If you’re interested in helping out on a cool project and getting paint on some old pants, leave a comment and we’ll hook you up with Eduardo.

The Debate Begins

Brownstoner wrote a blurb about the proposed revival of trolleys in Brooklyn.  Not much new there.  What was interesting was checking out the comments section, in which a pretty heated debate got going as to whether trolleys were even a desirable new entry to the borough.

The trolley defenders claim

here’s a few of the many positive attributes of a streetcar (in contrast to a bus)

* The capacity per operator is much higher
* Faster loading/unloading is possible
* Tracks create a sense of permanence that is very important for economic development (long-term decisions about store locations etc.)
* The tracks mark where the vehicle goes… much easier to navigate for people who are going somewhere unfamiliar… i.e., no unexpected routes.
* While streetcars have to deal with traffic as well, cars respect the right-of-way of a train on tracks much more than a bus.
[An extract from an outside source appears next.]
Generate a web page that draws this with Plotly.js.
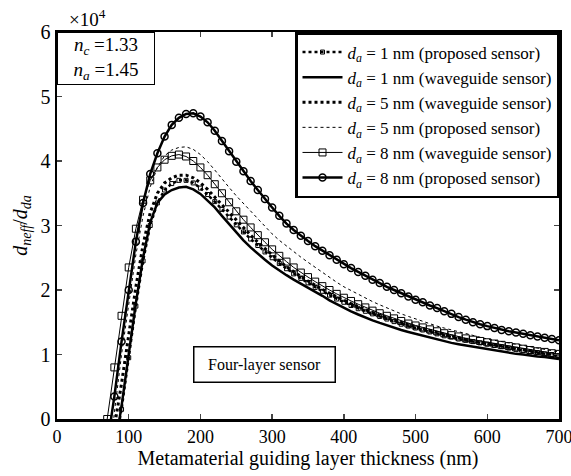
<!DOCTYPE html>
<html>
<head>
<meta charset="utf-8">
<script src="https://cdn.plot.ly/plotly-3.0.1.min.js"></script>
<style>html,body{margin:0;padding:0;background:#fff;}#chart{width:571px;height:476px;}</style>
</head>
<body>
<div id="chart"></div>
<script>
// Metamaterial guiding layer thickness (nm)
const thickness = [70,80,90,100,110,120,130,140,150,160,170,180,190,200,210,220,230,240,250,260,270,280,290,300,310,320,330,340,350,360,370,380,390,400,410,420,430,440,450,460,470,480,490,500,510,520,530,540,550,560,570,580,590,600,610,620,630,640,650,660,670,680,690,700];

// Sensitivity values in units of 1e4
const da1Proposed = [-1.1,-0.45,0.15,0.95,1.75,2.45,3.0,3.35,3.55,3.65,3.7,3.7,3.66,3.58,3.48,3.37,3.25,3.13,3.01,2.9,2.79,2.69,2.59,2.5,2.41,2.33,2.25,2.18,2.11,2.04,1.98,1.92,1.86,1.81,1.76,1.71,1.67,1.63,1.59,1.55,1.51,1.47,1.44,1.41,1.38,1.35,1.32,1.29,1.27,1.24,1.22,1.2,1.18,1.16,1.14,1.12,1.1,1.08,1.06,1.04,1.03,1.01,1.0,0.98];
const da1Waveguide = [-1.2,-0.5,0.2,1.0,1.8,2.5,3.05,3.35,3.48,3.55,3.59,3.6,3.56,3.49,3.39,3.28,3.15,3.02,2.89,2.77,2.66,2.56,2.47,2.38,2.3,2.23,2.16,2.1,2.04,1.98,1.91,1.84,1.78,1.72,1.67,1.62,1.57,1.53,1.49,1.45,1.41,1.38,1.35,1.32,1.29,1.26,1.23,1.21,1.18,1.16,1.14,1.12,1.1,1.08,1.06,1.04,1.03,1.01,1.0,0.98,0.97,0.96,0.94,0.93];
const da5Waveguide = [-0.8,-0.15,0.55,1.3,2.05,2.7,3.2,3.5,3.66,3.74,3.78,3.78,3.74,3.66,3.56,3.44,3.32,3.2,3.08,2.96,2.85,2.74,2.64,2.54,2.45,2.36,2.28,2.21,2.14,2.07,2.01,1.95,1.89,1.84,1.79,1.74,1.69,1.65,1.61,1.57,1.53,1.49,1.46,1.43,1.4,1.37,1.34,1.31,1.28,1.26,1.23,1.21,1.19,1.17,1.15,1.13,1.11,1.09,1.07,1.05,1.04,1.02,1.01,0.99];
const da5Proposed = [-1.0,0.1,1.0,1.8,2.55,3.15,3.6,3.9,4.08,4.17,4.21,4.22,4.18,4.1,3.99,3.86,3.72,3.59,3.46,3.34,3.22,3.1,2.98,2.87,2.77,2.68,2.59,2.51,2.43,2.35,2.27,2.19,2.12,2.05,1.99,1.93,1.87,1.82,1.77,1.72,1.67,1.63,1.59,1.55,1.51,1.47,1.44,1.41,1.38,1.35,1.32,1.29,1.27,1.24,1.22,1.2,1.18,1.16,1.14,1.12,1.1,1.08,1.06,1.04];
const da8Waveguide = [0.0,0.8,1.6,2.35,2.95,3.4,3.7,3.9,4.02,4.08,4.1,4.07,4.0,3.9,3.78,3.64,3.5,3.36,3.22,3.09,2.97,2.85,2.74,2.63,2.53,2.44,2.35,2.27,2.2,2.13,2.06,2.0,1.94,1.88,1.83,1.78,1.73,1.68,1.64,1.6,1.56,1.52,1.48,1.45,1.42,1.39,1.36,1.33,1.3,1.28,1.25,1.23,1.21,1.19,1.17,1.15,1.13,1.11,1.09,1.07,1.05,1.04,1.02,1.01];
const da8Proposed = [-0.4,0.35,1.2,2.0,2.75,3.35,3.8,4.12,4.38,4.56,4.67,4.73,4.74,4.69,4.6,4.47,4.31,4.15,3.99,3.84,3.69,3.55,3.41,3.28,3.15,3.03,2.93,2.84,2.76,2.68,2.61,2.54,2.47,2.4,2.34,2.28,2.22,2.16,2.11,2.05,2.0,1.95,1.9,1.85,1.81,1.76,1.72,1.67,1.63,1.58,1.54,1.5,1.47,1.44,1.41,1.38,1.36,1.34,1.32,1.3,1.28,1.26,1.24,1.22];

const seriesNames = [
  '<i>d</i><sub><i>a</i></sub> = 1 nm (proposed sensor)',
  '<i>d</i><sub><i>a</i></sub> = 1 nm (waveguide sensor)',
  '<i>d</i><sub><i>a</i></sub> = 5 nm (waveguide sensor)',
  '<i>d</i><sub><i>a</i></sub> = 5 nm (proposed sensor)',
  '<i>d</i><sub><i>a</i></sub> = 8 nm (waveguide sensor)',
  '<i>d</i><sub><i>a</i></sub> = 8 nm (proposed sensor)'
];
const xTicks = [0,100,200,300,400,500,600,700];
const yTicks = [0,1,2,3,4,5,6];

const serif = 'Liberation Serif';

const traces = [
  {x: thickness, y: da1Proposed, name: seriesNames[0], mode: 'lines+markers',
   line: {color: '#000', width: 2.5, dash: 'dot'}, marker: {symbol: 'square-open', size: 4, color: '#000', line: {width: 1}}},
  {x: thickness, y: da1Waveguide, name: seriesNames[1], mode: 'lines',
   line: {color: '#000', width: 2.5}},
  {x: thickness, y: da5Waveguide, name: seriesNames[2], mode: 'lines',
   line: {color: '#000', width: 3, dash: 'dot'}},
  {x: thickness, y: da5Proposed, name: seriesNames[3], mode: 'lines',
   line: {color: '#000', width: 1, dash: 'dot'}},
  {x: thickness, y: da8Waveguide, name: seriesNames[4], mode: 'lines+markers',
   line: {color: '#000', width: 1}, marker: {symbol: 'square-open', size: 7, color: '#000', line: {width: 1}}},
  {x: thickness, y: da8Proposed, name: seriesNames[5], mode: 'lines+markers',
   line: {color: '#000', width: 2.5}, marker: {symbol: 'circle-open', size: 7, color: '#000', line: {width: 1.5}}}
];

const layout = {
  width: 571, height: 476,
  margin: {l: 57, r: 12, t: 32, b: 57},
  paper_bgcolor: '#fff', plot_bgcolor: '#fff',
  font: {family: serif, color: '#000'},
  showlegend: true,
  legend: {x: 1, xanchor: 'right', y: 1, yanchor: 'top', bgcolor: '#fff',
           bordercolor: '#000', borderwidth: 2.5, font: {family: serif, size: 17, color: '#000'},
           tracegroupgap: 0, itemwidth: 40},
  xaxis: {range: [0, 700], tickvals: xTicks, ticks: 'inside', ticklen: 5, tickwidth: 1.5,
          showline: true, linewidth: 2.5, linecolor: '#000', mirror: 'ticks', showgrid: false, zeroline: false,
          tickfont: {family: serif, size: 18}, ticklabeloverflow: 'allow',
          title: {text: 'Metamaterial guiding layer thickness (nm)', font: {family: serif, size: 20}, standoff: 2}},
  yaxis: {range: [0, 6], tickvals: yTicks, ticks: 'inside', ticklen: 5, tickwidth: 1.5,
          showline: true, linewidth: 2.5, linecolor: '#000', mirror: 'ticks', showgrid: false, zeroline: false,
          tickfont: {family: serif, size: 20}, ticklabeloverflow: 'allow',
          title: {text: '<i>d</i><sub><i>neff</i></sub>/<i>d</i><sub><i>da</i></sub>', font: {family: serif, size: 20}, standoff: 8}},
  annotations: [
    {xref: 'paper', yref: 'paper', x: 0.02, y: 1.0, xanchor: 'left', yanchor: 'bottom', showarrow: false,
     text: '×10<sup>4</sup>', font: {family: serif, size: 19}},
    {xref: 'paper', yref: 'paper', x: 0.0, y: 1.0, xanchor: 'left', yanchor: 'top', showarrow: false,
     text: '<i>n</i><sub><i>c</i></sub> =1.33<br><i>n</i><sub><i>a</i></sub> =1.45', align: 'center',
     font: {family: serif, size: 19}, bordercolor: '#000', borderwidth: 1, bgcolor: '#fff', borderpad: 1, width: 94},
    {xref: 'paper', yref: 'paper', x: 0.271, y: 0.141, xanchor: 'left', yanchor: 'middle', showarrow: false,
     text: 'Four-layer sensor', font: {family: serif, size: 16},
     bordercolor: '#000', borderwidth: 1.5, bgcolor: '#fff', borderpad: 4, width: 132, height: 26}
  ]
};

Plotly.newPlot('chart', traces, layout, {displayModeBar: false, staticPlot: true});
</script>
</body>
</html>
There are many many more. AND before the bus-lovers get all up in arms… I’m not saying buses aren’t an important component of a successful transportation system. They most definitely are!

Posted by: tybur6 at August 18, 2009 11:55 AM

But the anti-trolleyites contend:

I grew up in a city with trolleys, and was a daily trolley commuter all through middle school and high school. I speak from first-hand experience about the disadvantages of a fixed-track vehicle on a shared roadway. The point is that it doesn’t take a quagmire to bring a trolley line to a halt. A single disabled vehicle anywhere on the line is all it takes.

And that…

In this time when there is great concern about global warming and our overall energy policy, I think it is downright irresponsible to propose trolleys over buses. The process of distributing electricity is HIGHLY inefficient. Only about one-third of the power that is generated in the central plant is used by the end-applicance, be it a trolley or a washing machine. The rest is lost to heat generated by the resistance of the power-transmission cable.
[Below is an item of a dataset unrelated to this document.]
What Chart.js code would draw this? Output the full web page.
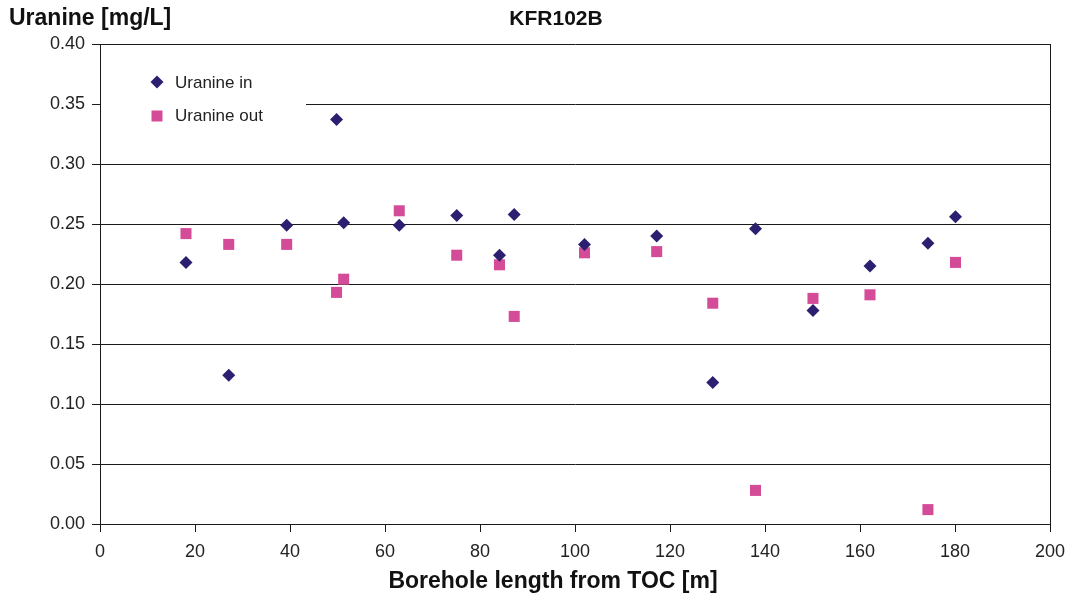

By contrast, an internal combustion engine is highly efficient. To those who complain about the emissions on the street, I would recommend that they go to a city that has modern buses. I recently travelled to Hamburg, Germany, where most of the trolleys have been replaced by gas-fired buses. They are quiet, and clean.

I agree that the hankering for trolleys is driven mostly by nostalgia, not by rational principles of transportation, engineering or economics.

So what do you think?  Trolleys in Red Hook (or downtown BK or DUMBO or…)- Yay or nay?

DJs at the Park Tonight

Got the headsup from the “Digital Soul Experience” blog.

Just three hours from now (it’s about 4pm now- show starts at 7) you can head over to Red Hook Park (that’s the one on Bay, b/w Clinton & Henry- think ballfields) to catch a DJ battle under the not-too-bad sun, lasting till about 8:30.

It’s DJ Premier vs. DJ Scratch…or Pete Rock.  There appears to be some disagreement on the park website, so if nothing else  just show up to see who’s performing.  In either case it’s sure to be good- these DJs have some serious experience under their belts/turntables, having performed with some of the biggest names in hip hop over the last couple of decades.  Come out and enjoy- EAST COAST.

Flea Tacos?

Not nearly as off-putting as they sound- in fact, no actual fleas are harmed in the making of what the New York Times unfortunately labels “Flea Tacos”– because they’re available at the Brooklyn Flea flea market.
People from Red Hook, though, will recognize Fernando and Jolanda Martinez’s wares as ball-field vendor tacos (and huaraches, and…).  And though they’ll be happy to see the Vendy Awards showing Red Hook some love, any true devotee of the ballfields will probably wonder if the entire award show couldn’t be populated from the a 500 yard stretch by the soccer fields any given Saturday in Red Hook.

DTE on the Red Hook “Green Map”

Super-cool “green map” of Red Hook popped up on our Google Alerts today, with hot spots like DTE, the Greenway Initiative, and even construction sites.  The only thing that’s not clear is who made it!